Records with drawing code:
┄┄┄┄┄┄

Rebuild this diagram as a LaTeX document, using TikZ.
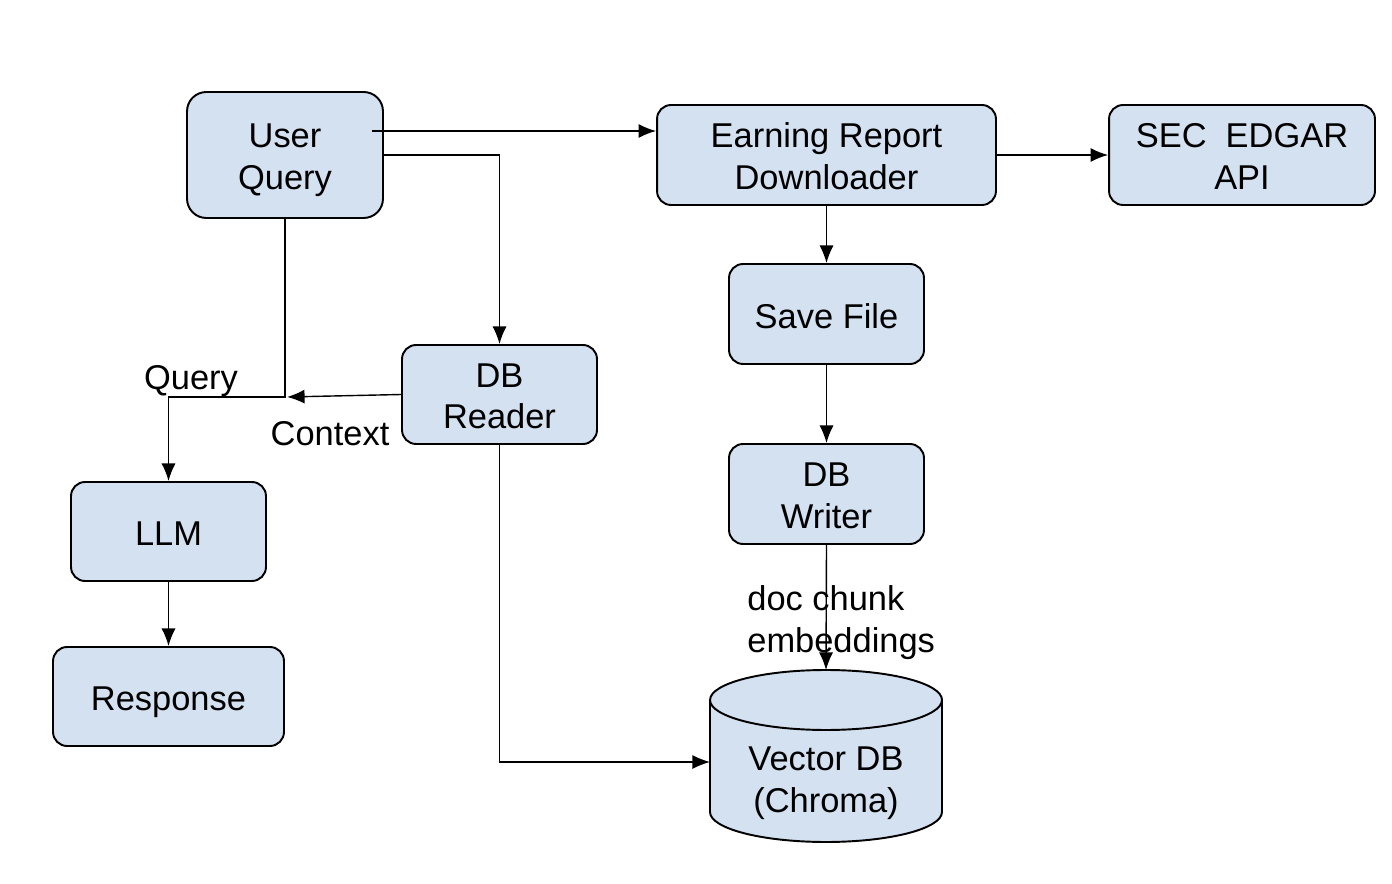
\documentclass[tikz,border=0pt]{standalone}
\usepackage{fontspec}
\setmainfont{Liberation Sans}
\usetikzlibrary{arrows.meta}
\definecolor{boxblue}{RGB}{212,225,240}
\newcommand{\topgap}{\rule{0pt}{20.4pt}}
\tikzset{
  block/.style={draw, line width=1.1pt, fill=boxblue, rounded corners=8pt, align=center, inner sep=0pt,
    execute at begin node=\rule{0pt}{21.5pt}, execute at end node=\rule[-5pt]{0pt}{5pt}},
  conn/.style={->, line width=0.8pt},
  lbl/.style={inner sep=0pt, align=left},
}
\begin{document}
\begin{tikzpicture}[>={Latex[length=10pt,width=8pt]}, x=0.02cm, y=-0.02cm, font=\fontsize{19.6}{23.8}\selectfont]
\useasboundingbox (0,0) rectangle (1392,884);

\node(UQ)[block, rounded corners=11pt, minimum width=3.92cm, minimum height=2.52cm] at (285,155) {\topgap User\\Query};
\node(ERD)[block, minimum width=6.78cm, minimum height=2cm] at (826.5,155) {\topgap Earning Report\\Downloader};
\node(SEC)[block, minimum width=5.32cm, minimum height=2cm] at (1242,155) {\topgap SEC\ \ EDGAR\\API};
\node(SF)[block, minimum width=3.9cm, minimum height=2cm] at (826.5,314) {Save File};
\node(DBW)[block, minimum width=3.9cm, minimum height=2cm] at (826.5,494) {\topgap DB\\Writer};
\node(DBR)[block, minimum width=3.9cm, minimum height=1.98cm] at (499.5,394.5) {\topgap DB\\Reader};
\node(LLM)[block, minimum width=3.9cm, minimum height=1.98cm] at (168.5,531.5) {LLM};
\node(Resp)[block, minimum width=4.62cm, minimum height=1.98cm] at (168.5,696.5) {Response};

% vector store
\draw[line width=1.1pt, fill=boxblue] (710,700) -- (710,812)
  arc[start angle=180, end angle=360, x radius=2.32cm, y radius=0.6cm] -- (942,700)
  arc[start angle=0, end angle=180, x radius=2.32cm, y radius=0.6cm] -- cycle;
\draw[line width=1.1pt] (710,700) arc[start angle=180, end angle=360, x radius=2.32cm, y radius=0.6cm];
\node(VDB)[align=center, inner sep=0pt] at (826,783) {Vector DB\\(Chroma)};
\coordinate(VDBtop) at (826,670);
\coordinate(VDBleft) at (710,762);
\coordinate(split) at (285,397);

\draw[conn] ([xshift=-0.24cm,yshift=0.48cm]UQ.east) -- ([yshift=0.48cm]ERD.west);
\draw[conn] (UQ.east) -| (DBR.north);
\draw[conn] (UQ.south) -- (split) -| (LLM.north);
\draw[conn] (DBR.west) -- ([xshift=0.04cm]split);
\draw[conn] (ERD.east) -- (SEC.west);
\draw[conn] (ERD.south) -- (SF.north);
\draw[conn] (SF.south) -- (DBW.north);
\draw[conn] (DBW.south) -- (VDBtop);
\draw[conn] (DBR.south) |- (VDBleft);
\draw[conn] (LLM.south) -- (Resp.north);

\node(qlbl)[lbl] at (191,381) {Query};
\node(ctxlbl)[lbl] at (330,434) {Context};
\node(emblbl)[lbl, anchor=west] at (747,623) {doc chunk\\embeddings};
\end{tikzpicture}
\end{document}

┄┄┄┄┄┄

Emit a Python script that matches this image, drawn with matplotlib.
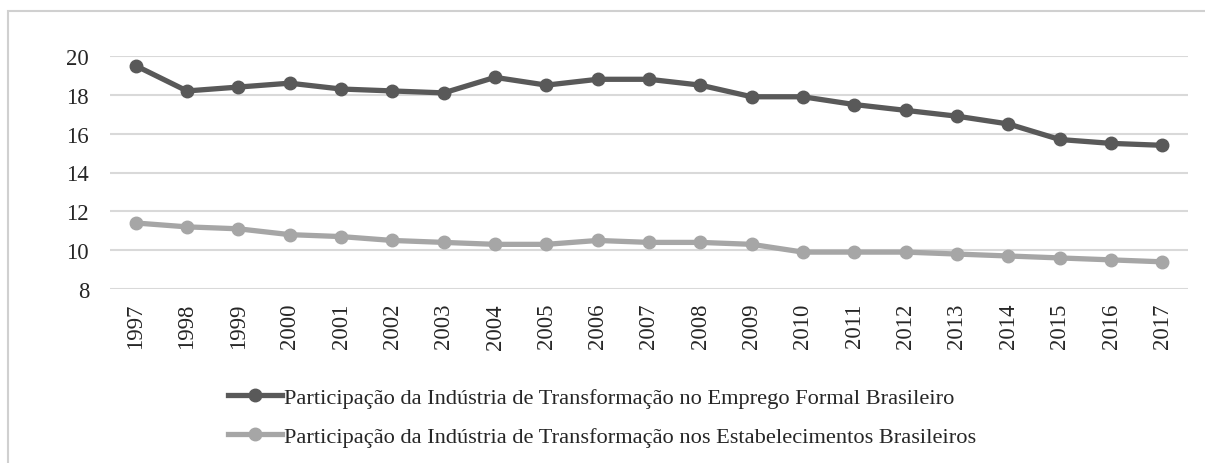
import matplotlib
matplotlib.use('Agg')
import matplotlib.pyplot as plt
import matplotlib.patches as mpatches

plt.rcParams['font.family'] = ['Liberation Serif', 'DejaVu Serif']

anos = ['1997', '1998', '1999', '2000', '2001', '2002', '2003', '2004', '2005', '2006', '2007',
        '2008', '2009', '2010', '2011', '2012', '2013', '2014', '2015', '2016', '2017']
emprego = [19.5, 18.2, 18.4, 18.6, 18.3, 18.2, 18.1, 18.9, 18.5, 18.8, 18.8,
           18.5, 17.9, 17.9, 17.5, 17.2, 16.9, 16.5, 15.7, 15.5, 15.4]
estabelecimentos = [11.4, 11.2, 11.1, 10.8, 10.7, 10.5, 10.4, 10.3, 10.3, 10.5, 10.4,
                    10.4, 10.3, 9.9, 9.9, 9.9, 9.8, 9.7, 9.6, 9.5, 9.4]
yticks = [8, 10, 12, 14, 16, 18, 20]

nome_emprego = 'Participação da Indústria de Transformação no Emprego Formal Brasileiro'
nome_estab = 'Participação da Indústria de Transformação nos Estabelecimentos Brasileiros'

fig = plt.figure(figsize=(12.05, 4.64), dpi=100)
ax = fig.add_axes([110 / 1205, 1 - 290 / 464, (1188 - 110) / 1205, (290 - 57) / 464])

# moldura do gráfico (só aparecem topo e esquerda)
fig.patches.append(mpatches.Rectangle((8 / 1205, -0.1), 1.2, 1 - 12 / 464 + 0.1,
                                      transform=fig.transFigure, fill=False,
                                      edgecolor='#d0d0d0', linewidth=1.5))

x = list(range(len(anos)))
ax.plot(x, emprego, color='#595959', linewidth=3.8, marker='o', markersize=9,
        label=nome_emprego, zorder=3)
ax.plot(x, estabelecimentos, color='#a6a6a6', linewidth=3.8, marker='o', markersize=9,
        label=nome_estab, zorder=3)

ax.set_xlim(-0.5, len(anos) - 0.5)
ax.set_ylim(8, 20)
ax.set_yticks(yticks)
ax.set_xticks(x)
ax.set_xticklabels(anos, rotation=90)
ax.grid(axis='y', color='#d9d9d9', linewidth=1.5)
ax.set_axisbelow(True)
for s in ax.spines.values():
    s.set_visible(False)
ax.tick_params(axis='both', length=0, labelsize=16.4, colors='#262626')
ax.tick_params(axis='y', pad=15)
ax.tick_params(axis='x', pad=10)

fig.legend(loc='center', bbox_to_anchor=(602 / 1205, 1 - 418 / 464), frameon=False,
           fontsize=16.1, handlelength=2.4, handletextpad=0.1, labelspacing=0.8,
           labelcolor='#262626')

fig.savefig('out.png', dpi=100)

┄┄┄┄┄┄

§ **Job**: Output exactly the lines above, from the line with "Rebuild this diagram" to the line with "(0,0) rectangle (1392,884);", both included; skip the pictures.

§ **Output**:
Rebuild this diagram as a LaTeX document, using TikZ.
\documentclass[tikz,border=0pt]{standalone}
\usepackage{fontspec}
\setmainfont{Liberation Sans}
\usetikzlibrary{arrows.meta}
\definecolor{boxblue}{RGB}{212,225,240}
\newcommand{\topgap}{\rule{0pt}{20.4pt}}
\tikzset{
  block/.style={draw, line width=1.1pt, fill=boxblue, rounded corners=8pt, align=center, inner sep=0pt,
    execute at begin node=\rule{0pt}{21.5pt}, execute at end node=\rule[-5pt]{0pt}{5pt}},
  conn/.style={->, line width=0.8pt},
  lbl/.style={inner sep=0pt, align=left},
}
\begin{document}
\begin{tikzpicture}[>={Latex[length=10pt,width=8pt]}, x=0.02cm, y=-0.02cm, font=\fontsize{19.6}{23.8}\selectfont]
\useasboundingbox (0,0) rectangle (1392,884);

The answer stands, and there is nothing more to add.